[begin Data shown]
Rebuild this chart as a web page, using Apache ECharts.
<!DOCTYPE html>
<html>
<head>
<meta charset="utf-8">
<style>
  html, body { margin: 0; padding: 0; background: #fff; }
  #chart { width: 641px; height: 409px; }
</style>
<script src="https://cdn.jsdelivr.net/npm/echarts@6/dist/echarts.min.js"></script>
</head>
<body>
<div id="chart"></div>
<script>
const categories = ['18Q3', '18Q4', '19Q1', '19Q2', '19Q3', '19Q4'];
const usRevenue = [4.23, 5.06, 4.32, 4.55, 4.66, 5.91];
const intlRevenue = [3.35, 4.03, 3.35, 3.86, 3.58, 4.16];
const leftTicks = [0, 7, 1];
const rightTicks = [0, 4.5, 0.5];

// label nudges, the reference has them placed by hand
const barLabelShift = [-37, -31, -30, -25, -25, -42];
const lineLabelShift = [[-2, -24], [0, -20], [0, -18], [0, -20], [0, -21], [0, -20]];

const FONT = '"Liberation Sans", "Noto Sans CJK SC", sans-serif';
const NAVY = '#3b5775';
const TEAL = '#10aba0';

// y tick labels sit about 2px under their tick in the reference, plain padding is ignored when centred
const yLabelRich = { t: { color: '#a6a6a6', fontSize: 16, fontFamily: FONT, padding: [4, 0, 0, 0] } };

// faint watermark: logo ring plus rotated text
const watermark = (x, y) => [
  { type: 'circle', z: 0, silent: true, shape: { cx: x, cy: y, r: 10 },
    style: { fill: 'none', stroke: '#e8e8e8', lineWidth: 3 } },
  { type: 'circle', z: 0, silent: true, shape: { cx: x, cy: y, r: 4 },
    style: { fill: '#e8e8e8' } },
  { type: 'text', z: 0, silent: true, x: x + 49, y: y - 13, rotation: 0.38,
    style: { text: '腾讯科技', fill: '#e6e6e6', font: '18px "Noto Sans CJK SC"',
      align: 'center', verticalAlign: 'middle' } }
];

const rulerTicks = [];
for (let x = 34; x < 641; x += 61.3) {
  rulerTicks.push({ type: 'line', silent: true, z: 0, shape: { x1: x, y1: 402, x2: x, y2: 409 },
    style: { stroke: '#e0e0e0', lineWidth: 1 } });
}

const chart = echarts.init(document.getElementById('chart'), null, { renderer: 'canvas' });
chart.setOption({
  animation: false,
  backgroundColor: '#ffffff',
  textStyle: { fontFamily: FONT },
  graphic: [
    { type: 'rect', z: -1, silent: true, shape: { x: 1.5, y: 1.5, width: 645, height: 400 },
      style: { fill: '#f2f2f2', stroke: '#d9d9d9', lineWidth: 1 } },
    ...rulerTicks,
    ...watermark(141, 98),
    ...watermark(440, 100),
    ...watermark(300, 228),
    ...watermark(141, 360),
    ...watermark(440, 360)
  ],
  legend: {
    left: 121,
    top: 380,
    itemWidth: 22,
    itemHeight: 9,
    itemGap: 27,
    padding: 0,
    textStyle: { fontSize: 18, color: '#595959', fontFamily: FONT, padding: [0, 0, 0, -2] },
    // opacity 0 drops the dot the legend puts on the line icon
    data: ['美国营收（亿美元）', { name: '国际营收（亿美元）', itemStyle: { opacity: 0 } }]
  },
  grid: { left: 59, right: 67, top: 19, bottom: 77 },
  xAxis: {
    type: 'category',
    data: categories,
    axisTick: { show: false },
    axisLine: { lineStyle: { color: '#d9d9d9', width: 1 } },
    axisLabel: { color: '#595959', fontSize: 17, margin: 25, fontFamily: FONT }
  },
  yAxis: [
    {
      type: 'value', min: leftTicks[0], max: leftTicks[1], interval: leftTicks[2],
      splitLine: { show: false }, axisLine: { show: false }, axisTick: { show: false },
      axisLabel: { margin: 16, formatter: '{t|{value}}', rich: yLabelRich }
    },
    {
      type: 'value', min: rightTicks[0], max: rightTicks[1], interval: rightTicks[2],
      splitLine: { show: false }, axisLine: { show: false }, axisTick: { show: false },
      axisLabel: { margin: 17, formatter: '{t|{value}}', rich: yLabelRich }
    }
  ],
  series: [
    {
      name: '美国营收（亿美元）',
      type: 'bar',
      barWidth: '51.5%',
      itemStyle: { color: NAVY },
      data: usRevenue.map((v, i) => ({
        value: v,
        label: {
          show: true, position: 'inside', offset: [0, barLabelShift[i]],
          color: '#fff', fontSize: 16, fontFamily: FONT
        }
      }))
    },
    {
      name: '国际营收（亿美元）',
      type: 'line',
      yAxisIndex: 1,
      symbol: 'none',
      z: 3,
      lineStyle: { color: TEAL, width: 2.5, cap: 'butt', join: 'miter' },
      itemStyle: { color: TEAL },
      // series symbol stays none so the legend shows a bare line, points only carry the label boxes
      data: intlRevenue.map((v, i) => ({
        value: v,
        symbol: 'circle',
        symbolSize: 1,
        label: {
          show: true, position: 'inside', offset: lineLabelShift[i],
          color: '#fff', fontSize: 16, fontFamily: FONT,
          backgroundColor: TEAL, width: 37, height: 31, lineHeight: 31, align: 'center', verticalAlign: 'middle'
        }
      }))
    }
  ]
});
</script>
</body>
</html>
[end Data shown]
**Goal**
All of the material above needs to be retyped word for word.

**Task output**
Rebuild this chart as a web page, using Apache ECharts.
<!DOCTYPE html>
<html>
<head>
<meta charset="utf-8">
<style>
  html, body { margin: 0; padding: 0; background: #fff; }
  #chart { width: 641px; height: 409px; }
</style>
<script src="https://cdn.jsdelivr.net/npm/echarts@6/dist/echarts.min.js"></script>
</head>
<body>
<div id="chart"></div>
<script>
const categories = ['18Q3', '18Q4', '19Q1', '19Q2', '19Q3', '19Q4'];
const usRevenue = [4.23, 5.06, 4.32, 4.55, 4.66, 5.91];
const intlRevenue = [3.35, 4.03, 3.35, 3.86, 3.58, 4.16];
const leftTicks = [0, 7, 1];
const rightTicks = [0, 4.5, 0.5];

// label nudges, the reference has them placed by hand
const barLabelShift = [-37, -31, -30, -25, -25, -42];
const lineLabelShift = [[-2, -24], [0, -20], [0, -18], [0, -20], [0, -21], [0, -20]];

const FONT = '"Liberation Sans", "Noto Sans CJK SC", sans-serif';
const NAVY = '#3b5775';
const TEAL = '#10aba0';

// y tick labels sit about 2px under their tick in the reference, plain padding is ignored when centred
const yLabelRich = { t: { color: '#a6a6a6', fontSize: 16, fontFamily: FONT, padding: [4, 0, 0, 0] } };

// faint watermark: logo ring plus rotated text
const watermark = (x, y) => [
  { type: 'circle', z: 0, silent: true, shape: { cx: x, cy: y, r: 10 },
    style: { fill: 'none', stroke: '#e8e8e8', lineWidth: 3 } },
  { type: 'circle', z: 0, silent: true, shape: { cx: x, cy: y, r: 4 },
    style: { fill: '#e8e8e8' } },
  { type: 'text', z: 0, silent: true, x: x + 49, y: y - 13, rotation: 0.38,
    style: { text: '腾讯科技', fill: '#e6e6e6', font: '18px "Noto Sans CJK SC"',
      align: 'center', verticalAlign: 'middle' } }
];

const rulerTicks = [];
for (let x = 34; x < 641; x += 61.3) {
  rulerTicks.push({ type: 'line', silent: true, z: 0, shape: { x1: x, y1: 402, x2: x, y2: 409 },
    style: { stroke: '#e0e0e0', lineWidth: 1 } });
}

const chart = echarts.init(document.getElementById('chart'), null, { renderer: 'canvas' });
chart.setOption({
  animation: false,
  backgroundColor: '#ffffff',
  textStyle: { fontFamily: FONT },
  graphic: [
    { type: 'rect', z: -1, silent: true, shape: { x: 1.5, y: 1.5, width: 645, height: 400 },
      style: { fill: '#f2f2f2', stroke: '#d9d9d9', lineWidth: 1 } },
    ...rulerTicks,
    ...watermark(141, 98),
    ...watermark(440, 100),
    ...watermark(300, 228),
    ...watermark(141, 360),
    ...watermark(440, 360)
  ],
  legend: {
    left: 121,
    top: 380,
    itemWidth: 22,
    itemHeight: 9,
    itemGap: 27,
    padding: 0,
    textStyle: { fontSize: 18, color: '#595959', fontFamily: FONT, padding: [0, 0, 0, -2] },
    // opacity 0 drops the dot the legend puts on the line icon
    data: ['美国营收（亿美元）', { name: '国际营收（亿美元）', itemStyle: { opacity: 0 } }]
  },
  grid: { left: 59, right: 67, top: 19, bottom: 77 },
  xAxis: {
    type: 'category',
    data: categories,
    axisTick: { show: false },
    axisLine: { lineStyle: { color: '#d9d9d9', width: 1 } },
    axisLabel: { color: '#595959', fontSize: 17, margin: 25, fontFamily: FONT }
  },
  yAxis: [
    {
      type: 'value', min: leftTicks[0], max: leftTicks[1], interval: leftTicks[2],
      splitLine: { show: false }, axisLine: { show: false }, axisTick: { show: false },
      axisLabel: { margin: 16, formatter: '{t|{value}}', rich: yLabelRich }
    },
    {
      type: 'value', min: rightTicks[0], max: rightTicks[1], interval: rightTicks[2],
      splitLine: { show: false }, axisLine: { show: false }, axisTick: { show: false },
      axisLabel: { margin: 17, formatter: '{t|{value}}', rich: yLabelRich }
    }
  ],
  series: [
    {
      name: '美国营收（亿美元）',
      type: 'bar',
      barWidth: '51.5%',
      itemStyle: { color: NAVY },
      data: usRevenue.map((v, i) => ({
        value: v,
        label: {
          show: true, position: 'inside', offset: [0, barLabelShift[i]],
          color: '#fff', fontSize: 16, fontFamily: FONT
        }
      }))
    },
    {
      name: '国际营收（亿美元）',
      type: 'line',
      yAxisIndex: 1,
      symbol: 'none',
      z: 3,
      lineStyle: { color: TEAL, width: 2.5, cap: 'butt', join: 'miter' },
      itemStyle: { color: TEAL },
      // series symbol stays none so the legend shows a bare line, points only carry the label boxes
      data: intlRevenue.map((v, i) => ({
        value: v,
        symbol: 'circle',
        symbolSize: 1,
        label: {
          show: true, position: 'inside', offset: lineLabelShift[i],
          color: '#fff', fontSize: 16, fontFamily: FONT,
          backgroundColor: TEAL, width: 37, height: 31, lineHeight: 31, align: 'center', verticalAlign: 'middle'
        }
      }))
    }
  ]
});
</script>
</body>
</html>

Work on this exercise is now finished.